Factors that could make a case more complex:
- If it is necessary to make or defend applications to amend claims or to provide further information about an existing claim
- Defending claims that are brought by litigants in person
- Making or defending a costs application
- Complex preliminary issues such as whether the claimant is disabled (if this is not agreed by the parties)
- The number of witnesses and documents
- If it is an automatic unfair dismissal claim e.g. if you are dismissed after blowing the whistle on your employer
- Allegations of discrimination which are linked to the dismissal
There will be an additional charge for attending a Tribunal Hearing of £1,000 to £1,500 per day (excluding VAT, charged at 20%). Generally, we would allow 3-5 days depending on the complexity of your case.
Disbursements are costs related to your matter that are payable to third parties, such as court fees. We handle the payment of the disbursements on your behalf to ensure a smoother process.
Counsel’s fees estimated between £750 – £2000 per day excluding VAT, charged at 20% (depending on experience of the advocate) for attending a Tribunal Hearing (including preparation) Your choice of seniority of your Barrister will be agreed with you in advance (as much as is practical).
What is included in the price you are quoted?
The fees set out above cover all of the work in relation to the following key stages of a claim:
- Taking your initial instructions, reviewing the papers and advising you on merits and likely compensation (this is likely to be revisited throughout the matter and subject to change)
- Entering into pre-claim conciliation where this is mandatory to explore whether a settlement can be reached;
- Preparing claim or response
- Reviewing and advising on claim or response from other party
- Exploring settlement and negotiating settlement throughout the process
- Preparing or considering a schedule of loss
- Preparing for (and attending or instructing a Barrister to attend) a Preliminary Hearing
- Exchanging documents with the other party and agreeing a bundle of documents
- Taking witness statements, drafting statements and agreeing their content with witnesses
- Preparing bundle of documents
- Reviewing and advising on the other party’s witness statements
- Agreeing a list of issues, a chronology and/or cast list
- Preparation and attendance at Final Hearing, including instructions to Counsel and a Conference before the Final Hearing.
The stages set out above are an indication and if some of stages above are not required, the fee will be reduced. You may wish to handle the claim yourself and only have our advice in relation to some of the stages. This can also be arranged on your individual needs.
What is not included in our costs?
Disbursements and VAT are not included in the quote you are given.

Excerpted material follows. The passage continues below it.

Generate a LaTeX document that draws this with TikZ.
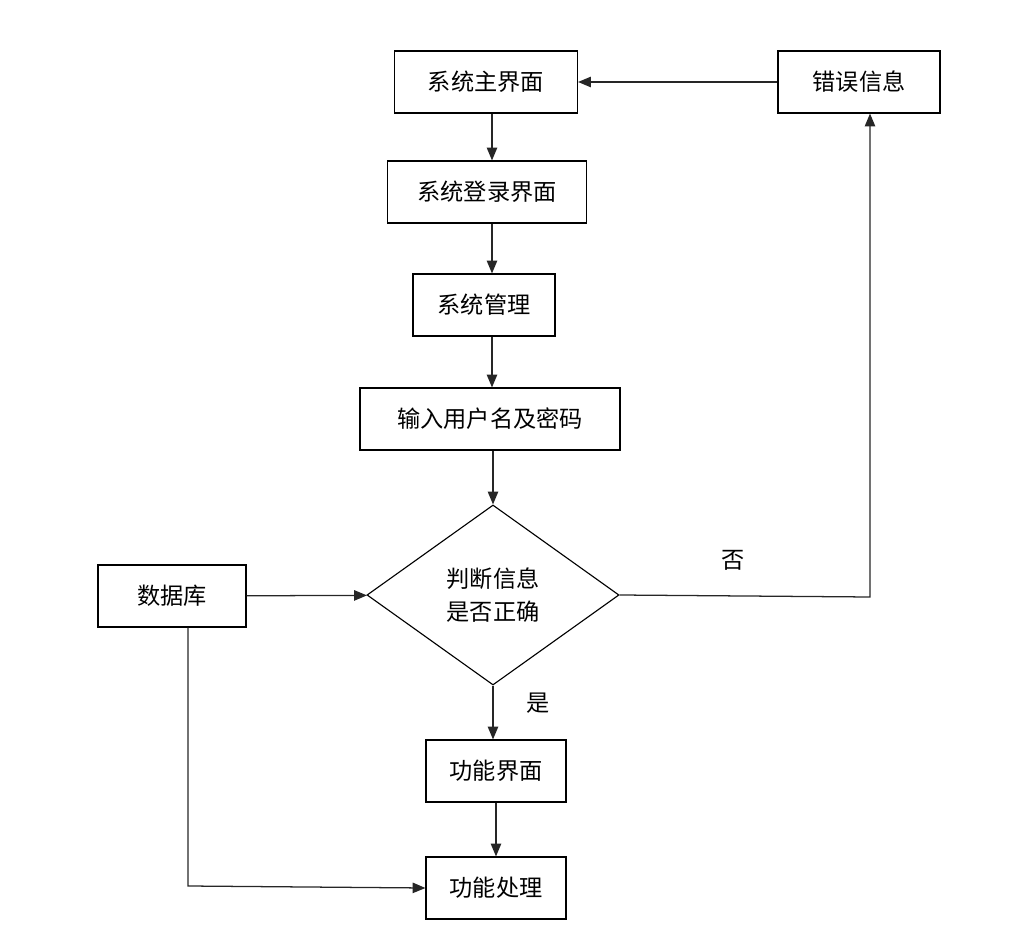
\documentclass[tikz,border=0pt]{standalone}
\usepackage{fontspec}
\setmainfont{Noto Sans CJK SC}
\usetikzlibrary{arrows.meta,shapes.geometric}

\begin{document}
\begin{tikzpicture}[x=0.025cm, y=-0.025cm,
    box/.style={draw, line width=0.8pt, minimum width=#1*0.025cm, minimum height=1.55cm, font=\fontsize{16.5}{20}\selectfont},
    judgebox/.style={draw, diamond, line width=0.8pt, aspect=1.4, minimum width=6.3cm, minimum height=4.5cm, inner sep=0pt, align=center, font=\fontsize{16.5}{24}\selectfont},
    arr/.style={-{Triangle[length=3.2mm,width=2.6mm]}, line width=0.9pt, draw=black!85}]
    \useasboundingbox (0,0) rectangle (1020,944);

    \node[box=183] (main) at (486,82) {系统主界面};
    \node[box=162] (err) at (859,82) {错误信息};
    \node[box=199] (login) at (487,192) {系统登录界面};
    \node[box=142] (manage) at (484,305) {系统管理};
    \node[box=260] (input) at (490,419) {输入用户名及密码};
    \node[judgebox] (judge) at (493,595) {判断信息\\是否正确};
    \node[box=148] (db) at (172,596) {数据库};
    \node[box=140] (func) at (496,771) {功能界面};
    \node[box=140] (proc) at (496,888) {功能处理};

    \coordinate (axis) at (492,0);
    \coordinate (c1) at (870,597);
    \coordinate (c2) at (188,886);

    \draw[arr] (main.south -| axis) -- (login.north -| axis);
    \draw[arr] (login.south -| axis) -- (manage.north -| axis);
    \draw[arr] (manage.south -| axis) -- (input.north -| axis);
    \draw[arr] (input.south -| judge) -- (judge.north);
    \draw[arr] (judge.south) -- (func.north -| judge); % si
    \draw[arr] (func) -- (proc);
    \draw[arr] (judge.east) -- (c1) -- (c1 |- err.south); % no
    \draw[arr] (err) -- (main);
    \draw[arr] (db) -- (judge);
    \draw[arr] (db.south -| c2) -- (c2) -- (proc.west);

    \node[font=\fontsize{16.5}{20}\selectfont] (no) at (733,560) {否};
    \node[font=\fontsize{16.5}{20}\selectfont] (yes) at (538,703) {是};
\end{tikzpicture}
\end{document}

How long will my matter take?
The time that it takes from taking your initial instructions to the final resolution of your matter depends largely on the stage at which your case is resolved. If a settlement is reached during pre-claim conciliation, your case is likely to take up to 6 weeks. If your claim proceeds to a Final Hearing, your case is likely to take up to 52 weeks depending on the backlogs at your local Employment Tribunal at that time. This is just an estimate and we will of course be able to give you a more accurate timescale once we have more information and as the matter progresses.